**Task goal**
Copy out the data exactly, leaving the pictures behind.

**Stored data**
>> begin

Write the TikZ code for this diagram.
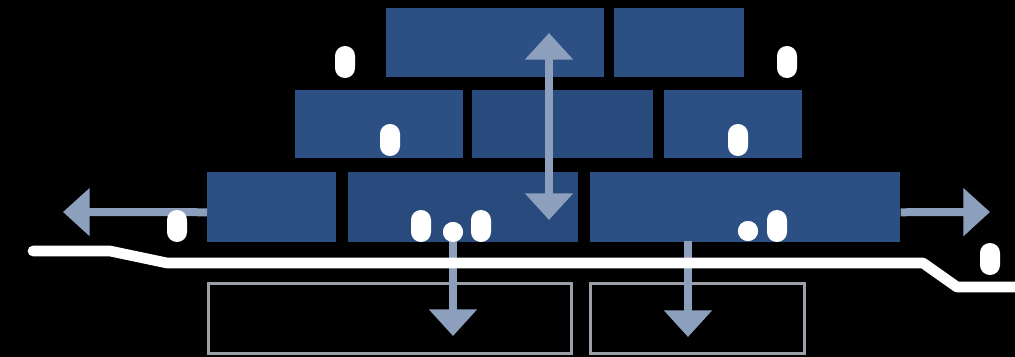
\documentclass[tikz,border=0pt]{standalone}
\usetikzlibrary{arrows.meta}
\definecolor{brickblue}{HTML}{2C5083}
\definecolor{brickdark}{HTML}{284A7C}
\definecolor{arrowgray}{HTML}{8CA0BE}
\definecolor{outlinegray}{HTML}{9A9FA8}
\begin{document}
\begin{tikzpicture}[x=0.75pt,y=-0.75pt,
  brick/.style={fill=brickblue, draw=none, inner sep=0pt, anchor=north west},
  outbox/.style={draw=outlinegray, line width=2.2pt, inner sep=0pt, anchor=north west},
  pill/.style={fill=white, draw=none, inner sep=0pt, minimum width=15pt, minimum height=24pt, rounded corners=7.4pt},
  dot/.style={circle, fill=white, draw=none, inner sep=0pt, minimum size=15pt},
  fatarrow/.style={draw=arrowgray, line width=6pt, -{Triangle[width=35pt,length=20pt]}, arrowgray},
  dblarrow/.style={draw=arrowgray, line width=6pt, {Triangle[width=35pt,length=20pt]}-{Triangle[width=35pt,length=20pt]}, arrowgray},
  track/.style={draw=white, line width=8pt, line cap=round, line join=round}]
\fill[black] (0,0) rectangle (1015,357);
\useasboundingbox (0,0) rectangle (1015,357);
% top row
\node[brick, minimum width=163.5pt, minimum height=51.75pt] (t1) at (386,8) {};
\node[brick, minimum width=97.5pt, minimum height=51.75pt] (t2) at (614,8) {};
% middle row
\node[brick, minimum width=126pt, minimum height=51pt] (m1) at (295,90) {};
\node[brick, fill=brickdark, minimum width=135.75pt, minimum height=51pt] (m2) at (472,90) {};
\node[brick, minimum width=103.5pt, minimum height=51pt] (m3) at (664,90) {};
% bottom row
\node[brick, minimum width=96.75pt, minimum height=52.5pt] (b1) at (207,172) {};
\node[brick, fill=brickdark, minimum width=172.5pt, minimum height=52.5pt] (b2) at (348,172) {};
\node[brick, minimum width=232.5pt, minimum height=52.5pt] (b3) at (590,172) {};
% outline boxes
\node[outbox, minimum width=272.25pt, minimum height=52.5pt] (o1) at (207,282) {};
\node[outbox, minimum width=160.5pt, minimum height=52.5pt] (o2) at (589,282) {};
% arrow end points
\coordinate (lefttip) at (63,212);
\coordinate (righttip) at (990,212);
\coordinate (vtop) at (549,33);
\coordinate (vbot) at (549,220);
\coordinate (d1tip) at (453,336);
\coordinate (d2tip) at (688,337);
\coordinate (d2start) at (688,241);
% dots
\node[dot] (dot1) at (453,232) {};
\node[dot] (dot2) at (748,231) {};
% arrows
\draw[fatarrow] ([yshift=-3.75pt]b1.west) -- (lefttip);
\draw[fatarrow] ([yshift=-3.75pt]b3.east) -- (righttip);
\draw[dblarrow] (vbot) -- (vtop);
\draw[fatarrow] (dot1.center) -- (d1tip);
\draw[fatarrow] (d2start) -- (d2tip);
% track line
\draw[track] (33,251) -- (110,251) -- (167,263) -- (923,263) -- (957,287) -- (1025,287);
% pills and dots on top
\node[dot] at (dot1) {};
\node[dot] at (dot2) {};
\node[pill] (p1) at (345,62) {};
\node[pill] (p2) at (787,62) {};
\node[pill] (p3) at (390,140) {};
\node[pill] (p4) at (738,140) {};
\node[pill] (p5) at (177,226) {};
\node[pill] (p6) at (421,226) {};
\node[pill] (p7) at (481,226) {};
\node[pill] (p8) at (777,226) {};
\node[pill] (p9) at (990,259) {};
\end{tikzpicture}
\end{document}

>> end

**Solution**
Write the TikZ code for this diagram.
\documentclass[tikz,border=0pt]{standalone}
\usetikzlibrary{arrows.meta}
\definecolor{brickblue}{HTML}{2C5083}
\definecolor{brickdark}{HTML}{284A7C}
\definecolor{arrowgray}{HTML}{8CA0BE}
\definecolor{outlinegray}{HTML}{9A9FA8}
\begin{document}
\begin{tikzpicture}[x=0.75pt,y=-0.75pt,
  brick/.style={fill=brickblue, draw=none, inner sep=0pt, anchor=north west},
  outbox/.style={draw=outlinegray, line width=2.2pt, inner sep=0pt, anchor=north west},
  pill/.style={fill=white, draw=none, inner sep=0pt, minimum width=15pt, minimum height=24pt, rounded corners=7.4pt},
  dot/.style={circle, fill=white, draw=none, inner sep=0pt, minimum size=15pt},
  fatarrow/.style={draw=arrowgray, line width=6pt, -{Triangle[width=35pt,length=20pt]}, arrowgray},
  dblarrow/.style={draw=arrowgray, line width=6pt, {Triangle[width=35pt,length=20pt]}-{Triangle[width=35pt,length=20pt]}, arrowgray},
  track/.style={draw=white, line width=8pt, line cap=round, line join=round}]
\fill[black] (0,0) rectangle (1015,357);
\useasboundingbox (0,0) rectangle (1015,357);
% top row
\node[brick, minimum width=163.5pt, minimum height=51.75pt] (t1) at (386,8) {};
\node[brick, minimum width=97.5pt, minimum height=51.75pt] (t2) at (614,8) {};
% middle row
\node[brick, minimum width=126pt, minimum height=51pt] (m1) at (295,90) {};
\node[brick, fill=brickdark, minimum width=135.75pt, minimum height=51pt] (m2) at (472,90) {};
\node[brick, minimum width=103.5pt, minimum height=51pt] (m3) at (664,90) {};
% bottom row
\node[brick, minimum width=96.75pt, minimum height=52.5pt] (b1) at (207,172) {};
\node[brick, fill=brickdark, minimum width=172.5pt, minimum height=52.5pt] (b2) at (348,172) {};
\node[brick, minimum width=232.5pt, minimum height=52.5pt] (b3) at (590,172) {};
% outline boxes
\node[outbox, minimum width=272.25pt, minimum height=52.5pt] (o1) at (207,282) {};
\node[outbox, minimum width=160.5pt, minimum height=52.5pt] (o2) at (589,282) {};
% arrow end points
\coordinate (lefttip) at (63,212);
\coordinate (righttip) at (990,212);
\coordinate (vtop) at (549,33);
\coordinate (vbot) at (549,220);
\coordinate (d1tip) at (453,336);
\coordinate (d2tip) at (688,337);
\coordinate (d2start) at (688,241);
% dots
\node[dot] (dot1) at (453,232) {};
\node[dot] (dot2) at (748,231) {};
% arrows
\draw[fatarrow] ([yshift=-3.75pt]b1.west) -- (lefttip);
\draw[fatarrow] ([yshift=-3.75pt]b3.east) -- (righttip);
\draw[dblarrow] (vbot) -- (vtop);
\draw[fatarrow] (dot1.center) -- (d1tip);
\draw[fatarrow] (d2start) -- (d2tip);
% track line
\draw[track] (33,251) -- (110,251) -- (167,263) -- (923,263) -- (957,287) -- (1025,287);
% pills and dots on top
\node[dot] at (dot1) {};
\node[dot] at (dot2) {};
\node[pill] (p1) at (345,62) {};
\node[pill] (p2) at (787,62) {};
\node[pill] (p3) at (390,140) {};
\node[pill] (p4) at (738,140) {};
\node[pill] (p5) at (177,226) {};
\node[pill] (p6) at (421,226) {};
\node[pill] (p7) at (481,226) {};
\node[pill] (p8) at (777,226) {};
\node[pill] (p9) at (990,259) {};
\end{tikzpicture}
\end{document}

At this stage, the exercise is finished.